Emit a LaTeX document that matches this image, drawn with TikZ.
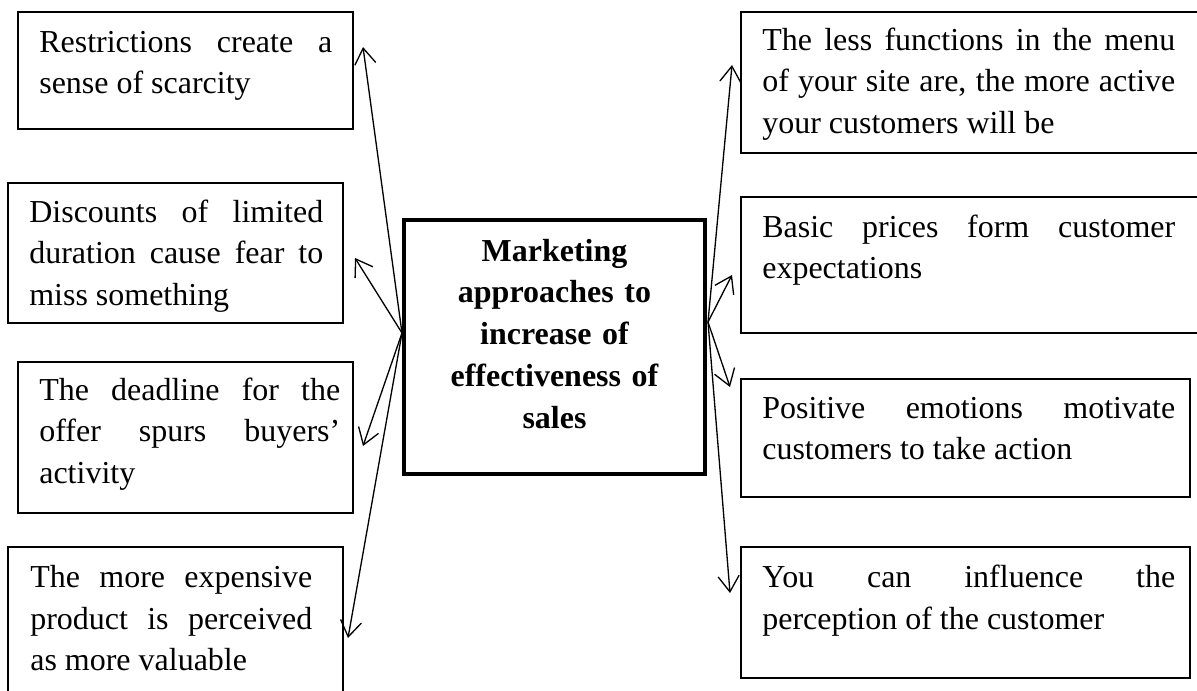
\documentclass[tikz,border=0pt]{standalone}
\usepackage{fontspec}
\setmainfont{Liberation Serif}
\usetikzlibrary{arrows.meta,fit,calc}
\hyphenpenalty=10000
\exhyphenpenalty=10000
\tikzset{
  box/.style={draw, line width=0.85pt, inner sep=0pt, rectangle},
  mainbox/.style={draw, line width=2.2pt, inner sep=0pt, rectangle},
  txt/.style={inner sep=0pt, align=justify, anchor=base west,
    font=\fontsize{18.2}{23.9}\selectfont},
  ctxt/.style={inner sep=0pt, align=center, anchor=base, text width=6cm,
    font=\fontsize{18.2}{23.9}\selectfont\bfseries},
  conn/.style={line width=0.75pt, -{Straight Barb[length=9pt,width=12pt,line width=0.75pt]}}
}
\begin{document}
\begin{tikzpicture}[x=0.02cm,y=-0.02cm]
\useasboundingbox (0,0) rectangle (1197,690);
% boxes
\node[box, fit={(18,12) (353,129)}] (l1) {};
\node[box, fit={(8,183) (343,323)}] (l2) {};
\node[box, fit={(18,362) (353,513)}] (l3) {};
\node[box, fit={(8,547) (343,720)}] (l4) {};
\node[box, fit={(741,12) (1230,153)}] (r1) {};
\node[box, fit={(741,197) (1230,333)}] (r2) {};
\node[box, fit={(741,379) (1190,497)}] (r3) {};
\node[box, fit={(741,547) (1190,678)}] (r4) {};
\node[mainbox, fit={(404,220) (705,474)}] (c) {};
% texts
\node[txt, text width=5.86cm] (t1) at (39,52) {Restrictions create a\linebreak sense of scarcity};
\node[txt, text width=5.88cm] (t2) at (29,222) {Discounts of limited\linebreak duration cause fear to\linebreak miss something};
\node[txt, text width=6.02cm] (t3) at (39,400) {The deadline for the\linebreak offer spurs buyers’\linebreak activity};
\node[txt, text width=5.64cm] (t4) at (30,587) {The more expensive\linebreak product is perceived\linebreak as more valuable};
\node[txt, text width=8.26cm] (t5) at (762,50) {The less functions in the menu\linebreak of your site are, the more active\linebreak your customers will be};
\node[txt, text width=8.26cm] (t6) at (762,237) {Basic prices form customer\linebreak expectations};
\node[txt, text width=8.26cm] (t7) at (762,418) {Positive emotions motivate\linebreak customers to take action};
\node[txt, text width=8.26cm] (t8) at (762,587) {You can influence the\linebreak perception of the customer};
\node[ctxt] (tc) at (554.5,261) {Marketing\\approaches to\\increase of\\effectiveness of\\sales};
% connector ends
\coordinate (cl) at (402,333);
\coordinate (cr) at (708,322);
\coordinate (a1) at (363,47);
\coordinate (a2) at (355,258);
\coordinate (a3) at (363,446);
\coordinate (a4) at (348,638);
\coordinate (b1) at (732,65);
\coordinate (b2) at (732,275);
\coordinate (b3) at (730,387);
\coordinate (b4) at (730,593);
\draw[conn] (cl) -- (a1);
\draw[conn] (cl) -- (a2);
\draw[conn] (cl) -- (a3);
\draw[conn] (cl) -- (a4);
\draw[conn] (cr) -- (b1);
\draw[conn] (cr) -- (b2);
\draw[conn] (cr) -- (b3);
\draw[conn] (cr) -- (b4);
\end{tikzpicture}
\end{document}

## Exercise details
Output each line exactly; omit every picture.

## The completed task
Emit a LaTeX document that matches this image, drawn with TikZ.
\documentclass[tikz,border=0pt]{standalone}
\usepackage{fontspec}
\setmainfont{Liberation Serif}
\usetikzlibrary{arrows.meta,fit,calc}
\hyphenpenalty=10000
\exhyphenpenalty=10000
\tikzset{
  box/.style={draw, line width=0.85pt, inner sep=0pt, rectangle},
  mainbox/.style={draw, line width=2.2pt, inner sep=0pt, rectangle},
  txt/.style={inner sep=0pt, align=justify, anchor=base west,
    font=\fontsize{18.2}{23.9}\selectfont},
  ctxt/.style={inner sep=0pt, align=center, anchor=base, text width=6cm,
    font=\fontsize{18.2}{23.9}\selectfont\bfseries},
  conn/.style={line width=0.75pt, -{Straight Barb[length=9pt,width=12pt,line width=0.75pt]}}
}
\begin{document}
\begin{tikzpicture}[x=0.02cm,y=-0.02cm]
\useasboundingbox (0,0) rectangle (1197,690);
% boxes
\node[box, fit={(18,12) (353,129)}] (l1) {};
\node[box, fit={(8,183) (343,323)}] (l2) {};
\node[box, fit={(18,362) (353,513)}] (l3) {};
\node[box, fit={(8,547) (343,720)}] (l4) {};
\node[box, fit={(741,12) (1230,153)}] (r1) {};
\node[box, fit={(741,197) (1230,333)}] (r2) {};
\node[box, fit={(741,379) (1190,497)}] (r3) {};
\node[box, fit={(741,547) (1190,678)}] (r4) {};
\node[mainbox, fit={(404,220) (705,474)}] (c) {};
% texts
\node[txt, text width=5.86cm] (t1) at (39,52) {Restrictions create a\linebreak sense of scarcity};
\node[txt, text width=5.88cm] (t2) at (29,222) {Discounts of limited\linebreak duration cause fear to\linebreak miss something};
\node[txt, text width=6.02cm] (t3) at (39,400) {The deadline for the\linebreak offer spurs buyers’\linebreak activity};
\node[txt, text width=5.64cm] (t4) at (30,587) {The more expensive\linebreak product is perceived\linebreak as more valuable};
\node[txt, text width=8.26cm] (t5) at (762,50) {The less functions in the menu\linebreak of your site are, the more active\linebreak your customers will be};
\node[txt, text width=8.26cm] (t6) at (762,237) {Basic prices form customer\linebreak expectations};
\node[txt, text width=8.26cm] (t7) at (762,418) {Positive emotions motivate\linebreak customers to take action};
\node[txt, text width=8.26cm] (t8) at (762,587) {You can influence the\linebreak perception of the customer};
\node[ctxt] (tc) at (554.5,261) {Marketing\\approaches to\\increase of\\effectiveness of\\sales};
% connector ends
\coordinate (cl) at (402,333);
\coordinate (cr) at (708,322);
\coordinate (a1) at (363,47);
\coordinate (a2) at (355,258);
\coordinate (a3) at (363,446);
\coordinate (a4) at (348,638);
\coordinate (b1) at (732,65);
\coordinate (b2) at (732,275);
\coordinate (b3) at (730,387);
\coordinate (b4) at (730,593);
\draw[conn] (cl) -- (a1);
\draw[conn] (cl) -- (a2);
\draw[conn] (cl) -- (a3);
\draw[conn] (cl) -- (a4);
\draw[conn] (cr) -- (b1);
\draw[conn] (cr) -- (b2);
\draw[conn] (cr) -- (b3);
\draw[conn] (cr) -- (b4);
\end{tikzpicture}
\end{document}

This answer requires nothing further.